Terry refuses to marry Freddie, and Freddie, who loves Mavis, gets engaged to her, to Mrs. Pegler's delight. Terry reconsiders marrying Freddie when she mistakenly thinks Jeff has gone to Paris to leave her, and similarly Jeff is misled by the newspaper announcement, but they eventually reconcile. Old Nick steals money from Mrs. Pegler under the pretense of borrowing it. Chester recognizes Terry as Jo's maid Fellowes, and Mrs. Pegler believes Terry stole the money. Boissonade confronts Terry, but Clutterbuck defends her. Nick confesses to Clutterbuck that he stole the money; Nick flees and Clutterbuck tells Boissonade the truth. Boissonade does not believe him, so Clutterbuck knocks him out, allowing Terry and Jeff to escape to America. Clutterbuck is left to explain everything to Kate. Nine months later, Terry sees Clutterbuck in New York. Jeff's novel has been turned into a successful play by Sam Behrman. Old Nick married a French cook, and Clutterbuck got him the job of head waiter at a New York restaurant, where Nick is the boss of his old friend Prince Blamont-Chevry.

==Background==
The plot of French Leave had been used in a play by Guy Bolton (Three Blind Mice, 1938) for which Bolton had already sold the rights to MGM, and which had been filmed as Three Blind Mice (1938), Moon Over Miami (1941) and Three Little Girls in Blue (1946). "Do we coyly reveal the fact that your play on which the book was founded has already been made into a picture three times?" Wodehouse wrote to him in 1962. "Secrecy and silence, I think, don't you? All moneys will be paid to me as apparently the sole author and I will slip you yours – in pounds, if you are still in England when the advance comes in, or in dollars if you are over here."

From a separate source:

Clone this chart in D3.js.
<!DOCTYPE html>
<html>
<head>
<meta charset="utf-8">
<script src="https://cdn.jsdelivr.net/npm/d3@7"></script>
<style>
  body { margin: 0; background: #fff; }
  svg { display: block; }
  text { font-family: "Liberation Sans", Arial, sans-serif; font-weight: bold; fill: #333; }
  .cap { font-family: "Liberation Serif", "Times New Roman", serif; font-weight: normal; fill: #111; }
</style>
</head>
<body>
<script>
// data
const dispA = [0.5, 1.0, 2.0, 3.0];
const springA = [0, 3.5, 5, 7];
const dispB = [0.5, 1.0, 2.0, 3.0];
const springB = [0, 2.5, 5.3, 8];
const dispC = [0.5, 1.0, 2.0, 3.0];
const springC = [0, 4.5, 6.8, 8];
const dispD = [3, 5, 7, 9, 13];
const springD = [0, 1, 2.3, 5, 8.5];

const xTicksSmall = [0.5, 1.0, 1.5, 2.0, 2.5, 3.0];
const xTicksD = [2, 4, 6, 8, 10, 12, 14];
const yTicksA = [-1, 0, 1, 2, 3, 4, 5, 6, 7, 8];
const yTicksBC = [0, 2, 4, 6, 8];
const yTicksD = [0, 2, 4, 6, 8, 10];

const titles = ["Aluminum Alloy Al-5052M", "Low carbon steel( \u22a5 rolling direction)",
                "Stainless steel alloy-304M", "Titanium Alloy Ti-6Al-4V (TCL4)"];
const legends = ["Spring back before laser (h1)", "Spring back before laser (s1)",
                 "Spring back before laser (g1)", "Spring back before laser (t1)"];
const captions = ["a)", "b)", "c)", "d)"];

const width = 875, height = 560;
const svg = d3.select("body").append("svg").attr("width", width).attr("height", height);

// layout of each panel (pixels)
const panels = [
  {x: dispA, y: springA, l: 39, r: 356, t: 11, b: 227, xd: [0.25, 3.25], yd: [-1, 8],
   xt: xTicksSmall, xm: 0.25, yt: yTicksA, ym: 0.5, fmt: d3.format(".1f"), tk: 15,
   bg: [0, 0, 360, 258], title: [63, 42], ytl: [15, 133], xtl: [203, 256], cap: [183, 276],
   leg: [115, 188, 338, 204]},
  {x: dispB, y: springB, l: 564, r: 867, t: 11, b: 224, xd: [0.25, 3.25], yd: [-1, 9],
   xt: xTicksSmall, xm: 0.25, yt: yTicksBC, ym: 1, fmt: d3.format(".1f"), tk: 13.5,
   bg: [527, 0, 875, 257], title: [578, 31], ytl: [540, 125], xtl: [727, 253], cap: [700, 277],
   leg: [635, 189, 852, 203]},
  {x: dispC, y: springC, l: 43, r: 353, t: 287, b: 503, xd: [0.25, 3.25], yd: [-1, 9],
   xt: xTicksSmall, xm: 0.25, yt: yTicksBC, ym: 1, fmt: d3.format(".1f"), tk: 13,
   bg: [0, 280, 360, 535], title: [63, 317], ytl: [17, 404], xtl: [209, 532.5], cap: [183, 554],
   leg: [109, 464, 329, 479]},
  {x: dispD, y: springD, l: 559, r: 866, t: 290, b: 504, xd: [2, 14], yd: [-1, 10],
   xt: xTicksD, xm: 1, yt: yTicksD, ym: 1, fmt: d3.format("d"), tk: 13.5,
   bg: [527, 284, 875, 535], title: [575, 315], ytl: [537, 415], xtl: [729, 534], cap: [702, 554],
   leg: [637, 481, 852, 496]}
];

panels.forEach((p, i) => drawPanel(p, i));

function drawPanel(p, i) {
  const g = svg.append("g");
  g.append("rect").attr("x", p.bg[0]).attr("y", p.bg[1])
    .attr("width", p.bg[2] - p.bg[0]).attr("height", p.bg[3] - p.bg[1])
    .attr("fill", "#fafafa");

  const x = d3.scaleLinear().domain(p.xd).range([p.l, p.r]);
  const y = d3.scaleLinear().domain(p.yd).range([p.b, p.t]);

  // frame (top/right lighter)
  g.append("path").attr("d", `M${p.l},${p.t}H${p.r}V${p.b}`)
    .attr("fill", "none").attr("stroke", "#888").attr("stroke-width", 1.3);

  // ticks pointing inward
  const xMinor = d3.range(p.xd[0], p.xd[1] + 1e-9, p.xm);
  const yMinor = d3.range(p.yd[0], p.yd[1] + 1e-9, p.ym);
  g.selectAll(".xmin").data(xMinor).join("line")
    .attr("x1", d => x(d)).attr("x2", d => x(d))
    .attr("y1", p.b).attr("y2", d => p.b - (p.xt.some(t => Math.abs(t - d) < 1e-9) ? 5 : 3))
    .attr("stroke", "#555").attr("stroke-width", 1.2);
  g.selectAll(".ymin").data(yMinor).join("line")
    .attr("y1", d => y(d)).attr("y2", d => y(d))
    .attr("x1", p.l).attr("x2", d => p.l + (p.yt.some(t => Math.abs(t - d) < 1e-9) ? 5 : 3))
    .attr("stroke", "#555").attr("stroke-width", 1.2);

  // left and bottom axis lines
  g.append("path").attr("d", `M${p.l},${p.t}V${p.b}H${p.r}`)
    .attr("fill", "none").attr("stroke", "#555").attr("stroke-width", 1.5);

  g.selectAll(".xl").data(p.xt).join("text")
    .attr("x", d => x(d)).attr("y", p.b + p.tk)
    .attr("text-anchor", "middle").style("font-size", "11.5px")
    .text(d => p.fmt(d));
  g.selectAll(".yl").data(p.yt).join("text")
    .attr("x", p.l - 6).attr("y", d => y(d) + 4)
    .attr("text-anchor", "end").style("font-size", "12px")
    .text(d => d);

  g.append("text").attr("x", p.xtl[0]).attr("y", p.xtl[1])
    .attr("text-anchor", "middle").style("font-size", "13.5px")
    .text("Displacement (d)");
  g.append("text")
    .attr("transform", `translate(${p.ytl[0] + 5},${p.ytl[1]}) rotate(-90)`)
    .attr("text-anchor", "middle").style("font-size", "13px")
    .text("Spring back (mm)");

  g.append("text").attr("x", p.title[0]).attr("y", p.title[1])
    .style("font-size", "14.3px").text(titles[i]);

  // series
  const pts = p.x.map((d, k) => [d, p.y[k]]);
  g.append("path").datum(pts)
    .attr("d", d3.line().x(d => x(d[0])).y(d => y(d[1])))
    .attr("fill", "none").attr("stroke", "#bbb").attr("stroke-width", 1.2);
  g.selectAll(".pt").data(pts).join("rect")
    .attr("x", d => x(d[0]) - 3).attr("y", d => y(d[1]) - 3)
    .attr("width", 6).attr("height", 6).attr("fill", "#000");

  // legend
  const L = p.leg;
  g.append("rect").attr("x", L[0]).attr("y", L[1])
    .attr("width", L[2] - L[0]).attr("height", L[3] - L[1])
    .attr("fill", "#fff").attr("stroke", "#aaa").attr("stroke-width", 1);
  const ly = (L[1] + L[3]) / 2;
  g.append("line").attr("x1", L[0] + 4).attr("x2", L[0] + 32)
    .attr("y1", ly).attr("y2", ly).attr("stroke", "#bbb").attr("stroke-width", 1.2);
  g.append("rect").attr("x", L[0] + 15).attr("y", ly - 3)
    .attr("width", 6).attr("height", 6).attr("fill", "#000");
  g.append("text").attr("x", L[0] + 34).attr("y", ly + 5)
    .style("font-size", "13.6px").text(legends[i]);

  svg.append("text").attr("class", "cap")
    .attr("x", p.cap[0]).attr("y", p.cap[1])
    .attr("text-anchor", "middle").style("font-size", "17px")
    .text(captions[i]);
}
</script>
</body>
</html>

The titles of some of the French characters in the novel, the Marquis de Maufringneuse et Valerie-Moberanne, the Comte d'Escrignon and Prince Blamont-Chevry, are similar to those of some recurring characters in Honoré de Balzac's La Comédie humaine: the Duchesse de Maufrigneuse, the Marquis d'Esgrignon and the Princesse de Blamont-Chauvry. A Comtesse de Valérie-Moberanne made a fleeting appearance in The Triumphs of Eugène Valmont, by Robert Barr. The elusive dossier Quibolle is from Messieurs les ronds-de-cuir by Georges Courteline.

==Publication history==
A condensed version of the story was published in the Canadian magazine Star Weekly on 24 September 1955. It was also serialised in the London magazine John Bull from 12 November 1955 to 3 December 1955 in four parts, with illustrations by Edwin Phillips.

The first UK edition dust wrapper was illustrated by Sax, who also drew ten illustrations for the 1957 Popular Book Club edition (UK). The dust jacket of the first US edition was designed by Robert Shore.

The 1974 UK edition of the book reissued by Barrie & Jenkins included a new preface by Wodehouse.